Exercise task:
What is the number of lines that include the word "diagram"? Provide only that figure.

Task material:
##############################

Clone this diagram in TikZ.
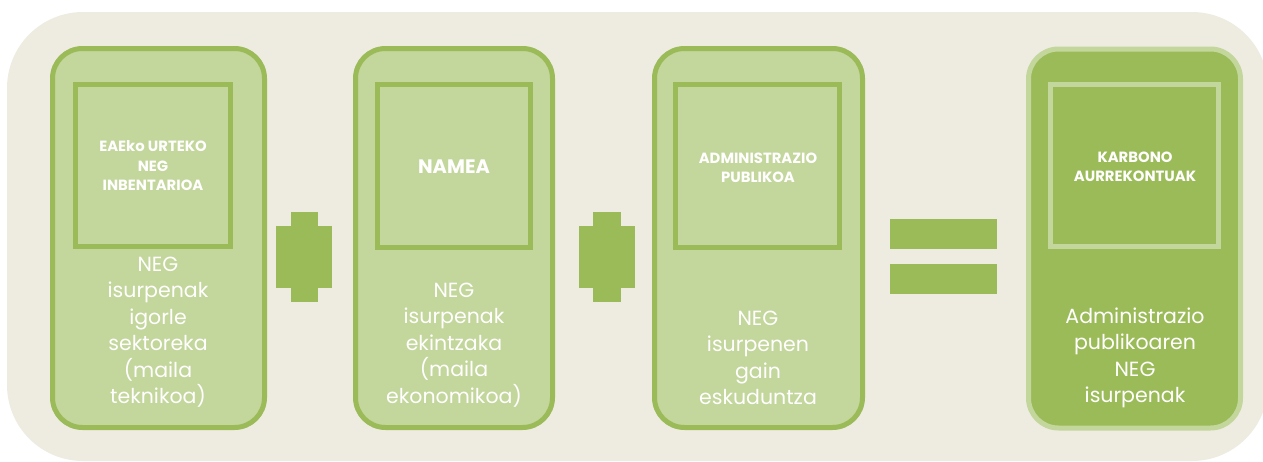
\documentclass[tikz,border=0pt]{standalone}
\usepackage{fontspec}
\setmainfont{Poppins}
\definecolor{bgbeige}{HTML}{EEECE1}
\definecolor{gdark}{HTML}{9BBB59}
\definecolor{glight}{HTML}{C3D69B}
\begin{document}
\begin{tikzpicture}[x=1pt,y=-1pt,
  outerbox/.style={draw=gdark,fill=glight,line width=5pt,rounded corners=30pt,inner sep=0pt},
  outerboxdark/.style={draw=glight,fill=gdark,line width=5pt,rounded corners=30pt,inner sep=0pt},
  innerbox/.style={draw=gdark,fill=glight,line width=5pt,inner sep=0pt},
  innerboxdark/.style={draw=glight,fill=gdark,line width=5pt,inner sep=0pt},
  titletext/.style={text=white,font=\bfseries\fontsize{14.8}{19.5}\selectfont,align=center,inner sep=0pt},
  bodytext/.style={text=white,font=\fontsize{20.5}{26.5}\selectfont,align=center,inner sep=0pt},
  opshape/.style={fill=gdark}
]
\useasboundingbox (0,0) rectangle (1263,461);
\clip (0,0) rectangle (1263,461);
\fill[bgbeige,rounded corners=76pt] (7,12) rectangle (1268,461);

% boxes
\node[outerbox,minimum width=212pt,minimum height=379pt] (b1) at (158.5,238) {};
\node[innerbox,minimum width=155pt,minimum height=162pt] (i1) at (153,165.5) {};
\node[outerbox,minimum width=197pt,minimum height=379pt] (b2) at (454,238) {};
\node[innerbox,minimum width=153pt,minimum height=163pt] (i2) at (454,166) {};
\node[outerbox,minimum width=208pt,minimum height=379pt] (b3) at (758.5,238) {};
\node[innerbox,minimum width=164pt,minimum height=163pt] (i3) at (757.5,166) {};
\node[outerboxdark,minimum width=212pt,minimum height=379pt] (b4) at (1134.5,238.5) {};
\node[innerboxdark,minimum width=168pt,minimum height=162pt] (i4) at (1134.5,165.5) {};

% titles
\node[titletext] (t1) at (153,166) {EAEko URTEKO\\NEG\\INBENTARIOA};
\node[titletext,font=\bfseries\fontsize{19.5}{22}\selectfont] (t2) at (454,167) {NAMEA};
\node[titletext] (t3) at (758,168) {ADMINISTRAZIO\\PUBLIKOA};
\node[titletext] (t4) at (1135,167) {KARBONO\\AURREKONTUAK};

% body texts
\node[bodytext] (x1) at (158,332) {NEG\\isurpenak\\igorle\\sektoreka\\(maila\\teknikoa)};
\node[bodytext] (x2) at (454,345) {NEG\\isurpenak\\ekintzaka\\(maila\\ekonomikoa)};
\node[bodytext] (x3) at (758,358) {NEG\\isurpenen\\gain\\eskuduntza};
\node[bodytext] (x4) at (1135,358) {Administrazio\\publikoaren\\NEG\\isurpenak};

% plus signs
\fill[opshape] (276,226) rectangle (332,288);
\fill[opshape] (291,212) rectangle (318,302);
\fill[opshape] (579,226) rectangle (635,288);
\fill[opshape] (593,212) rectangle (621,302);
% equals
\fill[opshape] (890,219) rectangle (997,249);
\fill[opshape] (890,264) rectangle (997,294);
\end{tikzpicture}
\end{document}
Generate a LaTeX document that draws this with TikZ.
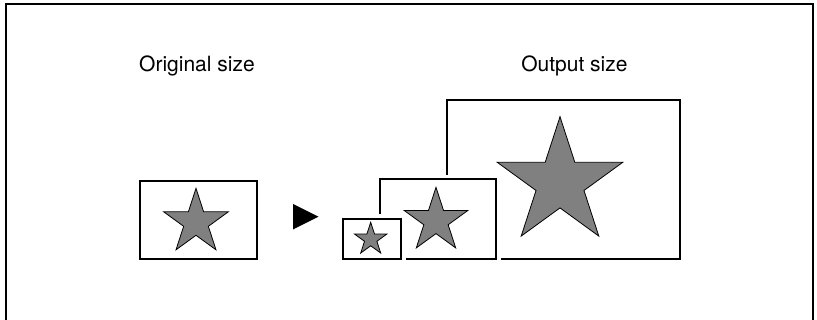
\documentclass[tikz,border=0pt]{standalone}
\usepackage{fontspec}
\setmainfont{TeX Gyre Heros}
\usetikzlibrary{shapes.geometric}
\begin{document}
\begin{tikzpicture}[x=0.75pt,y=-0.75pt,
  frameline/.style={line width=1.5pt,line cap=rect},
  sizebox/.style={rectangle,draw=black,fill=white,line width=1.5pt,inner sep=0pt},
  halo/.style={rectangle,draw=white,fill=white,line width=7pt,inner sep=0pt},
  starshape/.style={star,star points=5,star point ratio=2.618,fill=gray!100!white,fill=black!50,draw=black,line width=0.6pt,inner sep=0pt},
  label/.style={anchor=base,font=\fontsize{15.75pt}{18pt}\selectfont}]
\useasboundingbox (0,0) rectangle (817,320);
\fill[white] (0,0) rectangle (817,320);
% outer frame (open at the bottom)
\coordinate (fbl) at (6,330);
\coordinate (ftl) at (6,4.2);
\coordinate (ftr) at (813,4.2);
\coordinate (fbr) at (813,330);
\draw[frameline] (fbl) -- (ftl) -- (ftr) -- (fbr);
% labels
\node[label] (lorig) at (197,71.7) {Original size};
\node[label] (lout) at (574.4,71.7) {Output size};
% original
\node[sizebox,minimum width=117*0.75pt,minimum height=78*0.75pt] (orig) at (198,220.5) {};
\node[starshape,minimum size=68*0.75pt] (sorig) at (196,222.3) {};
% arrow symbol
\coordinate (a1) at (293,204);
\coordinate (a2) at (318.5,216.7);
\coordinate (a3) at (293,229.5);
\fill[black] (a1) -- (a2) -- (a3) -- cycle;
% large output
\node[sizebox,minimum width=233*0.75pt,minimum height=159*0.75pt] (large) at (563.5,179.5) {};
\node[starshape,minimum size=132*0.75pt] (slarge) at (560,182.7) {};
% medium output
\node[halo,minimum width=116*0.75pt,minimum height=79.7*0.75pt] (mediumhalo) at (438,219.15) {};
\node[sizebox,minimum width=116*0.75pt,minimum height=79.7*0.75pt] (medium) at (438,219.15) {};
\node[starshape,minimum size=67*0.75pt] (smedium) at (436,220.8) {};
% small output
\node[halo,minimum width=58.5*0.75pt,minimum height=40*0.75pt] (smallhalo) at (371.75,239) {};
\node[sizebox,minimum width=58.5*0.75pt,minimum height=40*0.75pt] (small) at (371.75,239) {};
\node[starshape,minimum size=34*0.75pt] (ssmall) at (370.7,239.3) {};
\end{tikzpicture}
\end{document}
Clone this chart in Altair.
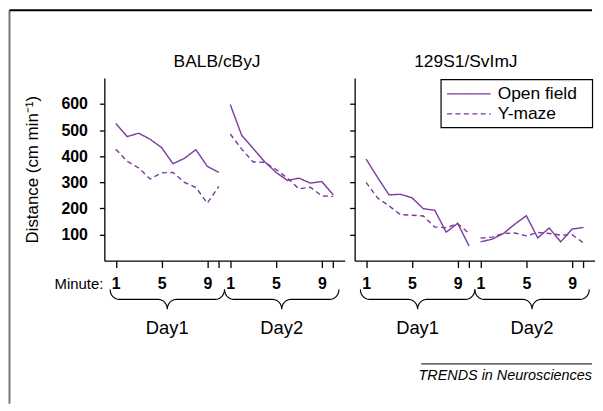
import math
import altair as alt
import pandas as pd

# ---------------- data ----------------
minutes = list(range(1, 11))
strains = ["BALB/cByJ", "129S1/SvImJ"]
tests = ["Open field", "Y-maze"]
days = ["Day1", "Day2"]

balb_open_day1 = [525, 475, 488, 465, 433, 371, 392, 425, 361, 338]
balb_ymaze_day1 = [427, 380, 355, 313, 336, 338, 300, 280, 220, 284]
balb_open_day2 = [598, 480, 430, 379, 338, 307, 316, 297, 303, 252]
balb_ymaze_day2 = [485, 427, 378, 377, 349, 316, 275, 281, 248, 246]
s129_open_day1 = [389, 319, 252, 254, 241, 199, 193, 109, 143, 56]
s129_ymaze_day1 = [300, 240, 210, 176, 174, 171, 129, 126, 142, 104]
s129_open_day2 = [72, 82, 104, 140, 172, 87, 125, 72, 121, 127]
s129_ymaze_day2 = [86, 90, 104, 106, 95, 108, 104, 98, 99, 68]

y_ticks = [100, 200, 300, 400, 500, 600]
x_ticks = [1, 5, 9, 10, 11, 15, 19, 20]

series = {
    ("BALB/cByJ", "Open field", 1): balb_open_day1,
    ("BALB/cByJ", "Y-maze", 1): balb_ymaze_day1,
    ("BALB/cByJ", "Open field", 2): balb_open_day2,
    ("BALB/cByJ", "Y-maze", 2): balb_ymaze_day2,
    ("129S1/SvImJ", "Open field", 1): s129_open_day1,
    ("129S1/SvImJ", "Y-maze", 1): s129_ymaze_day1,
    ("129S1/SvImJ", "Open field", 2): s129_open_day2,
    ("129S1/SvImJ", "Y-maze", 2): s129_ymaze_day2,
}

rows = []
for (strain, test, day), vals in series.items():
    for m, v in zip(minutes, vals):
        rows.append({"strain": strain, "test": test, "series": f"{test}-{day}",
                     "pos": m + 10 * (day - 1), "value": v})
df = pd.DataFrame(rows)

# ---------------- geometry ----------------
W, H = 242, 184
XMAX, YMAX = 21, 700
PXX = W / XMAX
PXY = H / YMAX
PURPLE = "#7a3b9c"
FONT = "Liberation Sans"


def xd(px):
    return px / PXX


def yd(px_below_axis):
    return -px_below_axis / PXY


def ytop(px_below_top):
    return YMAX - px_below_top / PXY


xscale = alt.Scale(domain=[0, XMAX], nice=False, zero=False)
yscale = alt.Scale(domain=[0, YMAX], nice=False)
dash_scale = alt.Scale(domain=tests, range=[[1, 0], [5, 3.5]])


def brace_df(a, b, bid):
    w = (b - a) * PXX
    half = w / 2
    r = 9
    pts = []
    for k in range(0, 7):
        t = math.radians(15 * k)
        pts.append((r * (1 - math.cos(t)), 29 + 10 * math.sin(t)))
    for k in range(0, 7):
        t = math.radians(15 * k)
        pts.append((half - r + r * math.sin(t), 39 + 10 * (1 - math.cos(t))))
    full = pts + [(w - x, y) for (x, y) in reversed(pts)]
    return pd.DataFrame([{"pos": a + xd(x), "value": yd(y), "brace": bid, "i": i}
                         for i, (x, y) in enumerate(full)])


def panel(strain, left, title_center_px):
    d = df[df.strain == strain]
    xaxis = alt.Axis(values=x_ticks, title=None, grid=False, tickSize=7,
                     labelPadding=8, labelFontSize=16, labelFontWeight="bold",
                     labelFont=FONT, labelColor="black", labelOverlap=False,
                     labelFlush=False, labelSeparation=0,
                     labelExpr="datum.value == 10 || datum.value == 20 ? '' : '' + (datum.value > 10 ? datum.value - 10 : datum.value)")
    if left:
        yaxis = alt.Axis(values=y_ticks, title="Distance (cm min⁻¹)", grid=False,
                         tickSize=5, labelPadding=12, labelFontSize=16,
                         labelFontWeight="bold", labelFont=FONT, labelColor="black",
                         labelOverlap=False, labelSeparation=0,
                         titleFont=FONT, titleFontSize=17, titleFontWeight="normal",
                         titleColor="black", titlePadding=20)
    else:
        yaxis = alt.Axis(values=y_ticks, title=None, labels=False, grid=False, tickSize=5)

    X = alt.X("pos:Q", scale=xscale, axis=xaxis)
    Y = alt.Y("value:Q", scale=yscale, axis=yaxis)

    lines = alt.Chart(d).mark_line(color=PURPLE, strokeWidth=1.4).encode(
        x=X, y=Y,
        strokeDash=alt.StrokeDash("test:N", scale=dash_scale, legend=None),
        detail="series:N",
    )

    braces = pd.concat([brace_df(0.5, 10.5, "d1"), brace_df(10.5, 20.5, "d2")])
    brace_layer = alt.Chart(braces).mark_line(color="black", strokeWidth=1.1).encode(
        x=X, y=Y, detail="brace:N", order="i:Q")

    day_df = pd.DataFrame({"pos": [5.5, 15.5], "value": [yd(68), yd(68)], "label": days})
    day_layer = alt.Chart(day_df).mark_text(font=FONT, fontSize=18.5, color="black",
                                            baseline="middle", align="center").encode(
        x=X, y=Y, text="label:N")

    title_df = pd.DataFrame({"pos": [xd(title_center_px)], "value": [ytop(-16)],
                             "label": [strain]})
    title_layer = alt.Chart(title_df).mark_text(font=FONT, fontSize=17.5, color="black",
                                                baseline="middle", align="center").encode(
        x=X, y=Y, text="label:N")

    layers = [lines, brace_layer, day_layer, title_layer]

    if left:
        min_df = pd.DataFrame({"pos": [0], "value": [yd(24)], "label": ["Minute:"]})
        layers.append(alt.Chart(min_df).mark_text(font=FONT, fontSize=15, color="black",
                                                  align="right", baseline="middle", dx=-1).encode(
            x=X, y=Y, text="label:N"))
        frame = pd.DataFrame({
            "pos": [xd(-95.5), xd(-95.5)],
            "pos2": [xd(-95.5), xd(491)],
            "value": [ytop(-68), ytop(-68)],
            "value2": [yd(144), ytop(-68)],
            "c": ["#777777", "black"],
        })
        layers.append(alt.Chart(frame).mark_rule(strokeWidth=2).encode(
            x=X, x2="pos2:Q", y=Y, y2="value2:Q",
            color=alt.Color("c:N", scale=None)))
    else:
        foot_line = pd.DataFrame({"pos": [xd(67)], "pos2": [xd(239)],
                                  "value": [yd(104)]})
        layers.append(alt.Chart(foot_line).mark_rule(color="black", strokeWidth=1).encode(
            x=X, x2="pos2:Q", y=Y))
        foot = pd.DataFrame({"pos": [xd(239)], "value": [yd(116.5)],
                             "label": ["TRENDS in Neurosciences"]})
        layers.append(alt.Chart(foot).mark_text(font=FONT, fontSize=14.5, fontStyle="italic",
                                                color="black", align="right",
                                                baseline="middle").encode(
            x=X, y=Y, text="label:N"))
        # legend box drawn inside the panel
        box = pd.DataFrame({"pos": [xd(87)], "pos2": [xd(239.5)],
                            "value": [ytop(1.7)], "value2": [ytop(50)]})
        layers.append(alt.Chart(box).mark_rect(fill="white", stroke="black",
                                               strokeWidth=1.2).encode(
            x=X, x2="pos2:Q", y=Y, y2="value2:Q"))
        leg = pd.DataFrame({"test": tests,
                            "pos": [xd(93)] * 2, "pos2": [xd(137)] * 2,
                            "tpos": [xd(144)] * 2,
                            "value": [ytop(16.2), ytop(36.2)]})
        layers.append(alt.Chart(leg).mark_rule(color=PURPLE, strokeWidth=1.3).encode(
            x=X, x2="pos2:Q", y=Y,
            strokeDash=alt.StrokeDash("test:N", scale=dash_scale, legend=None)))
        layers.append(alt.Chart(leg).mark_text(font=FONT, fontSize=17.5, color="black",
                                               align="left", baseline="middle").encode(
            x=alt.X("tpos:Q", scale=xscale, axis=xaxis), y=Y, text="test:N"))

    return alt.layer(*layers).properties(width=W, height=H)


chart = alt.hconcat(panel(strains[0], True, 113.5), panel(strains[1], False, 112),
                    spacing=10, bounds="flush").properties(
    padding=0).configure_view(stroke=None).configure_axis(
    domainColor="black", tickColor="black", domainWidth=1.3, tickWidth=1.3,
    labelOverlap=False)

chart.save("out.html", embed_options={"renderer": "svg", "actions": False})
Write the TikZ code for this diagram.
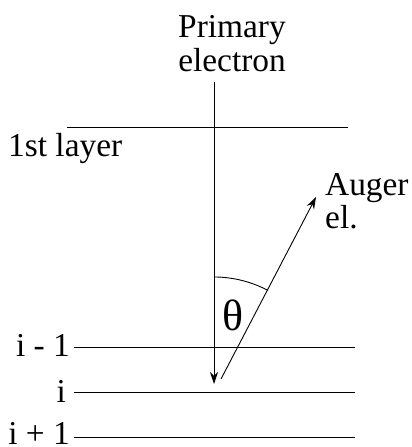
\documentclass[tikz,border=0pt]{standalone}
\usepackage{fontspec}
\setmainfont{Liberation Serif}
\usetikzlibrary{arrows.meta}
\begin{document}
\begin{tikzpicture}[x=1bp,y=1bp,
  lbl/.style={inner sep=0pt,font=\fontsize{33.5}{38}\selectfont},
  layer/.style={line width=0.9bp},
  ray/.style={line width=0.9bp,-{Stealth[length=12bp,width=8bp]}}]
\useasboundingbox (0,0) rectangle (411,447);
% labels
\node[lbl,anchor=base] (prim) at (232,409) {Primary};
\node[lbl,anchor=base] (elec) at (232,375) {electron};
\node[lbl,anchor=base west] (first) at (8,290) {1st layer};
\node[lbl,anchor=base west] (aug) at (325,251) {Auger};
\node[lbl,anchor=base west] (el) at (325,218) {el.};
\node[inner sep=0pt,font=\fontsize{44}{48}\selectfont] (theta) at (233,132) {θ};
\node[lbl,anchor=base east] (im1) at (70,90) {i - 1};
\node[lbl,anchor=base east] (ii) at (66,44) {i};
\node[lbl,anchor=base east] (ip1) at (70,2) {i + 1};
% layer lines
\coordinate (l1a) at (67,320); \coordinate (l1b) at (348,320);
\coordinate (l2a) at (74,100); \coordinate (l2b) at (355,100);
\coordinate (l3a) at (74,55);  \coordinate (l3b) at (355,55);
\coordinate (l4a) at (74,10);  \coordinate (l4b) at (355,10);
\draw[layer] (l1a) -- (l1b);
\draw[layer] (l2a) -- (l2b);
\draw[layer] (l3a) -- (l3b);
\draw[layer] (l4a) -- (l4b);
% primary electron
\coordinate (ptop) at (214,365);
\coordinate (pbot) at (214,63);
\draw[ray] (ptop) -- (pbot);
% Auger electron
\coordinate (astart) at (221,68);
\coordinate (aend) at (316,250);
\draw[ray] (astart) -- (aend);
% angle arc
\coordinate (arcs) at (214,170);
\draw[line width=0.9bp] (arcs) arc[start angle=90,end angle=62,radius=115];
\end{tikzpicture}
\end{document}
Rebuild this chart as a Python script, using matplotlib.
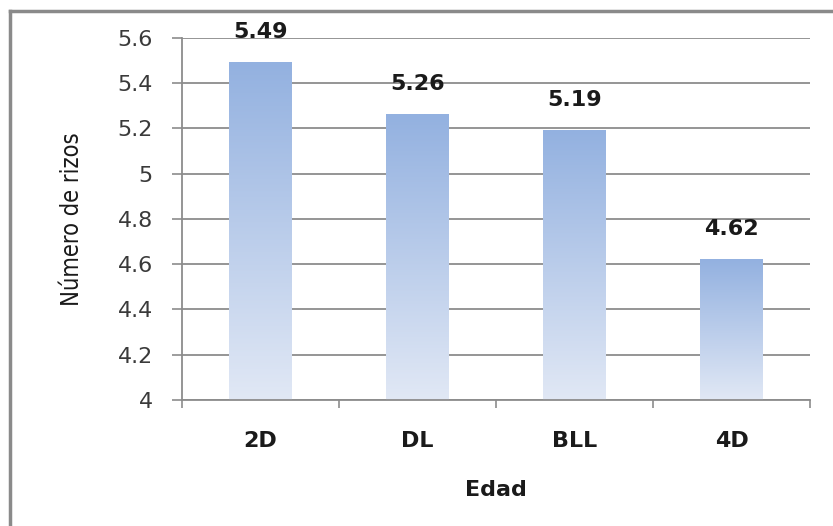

##############################

Expected output:
2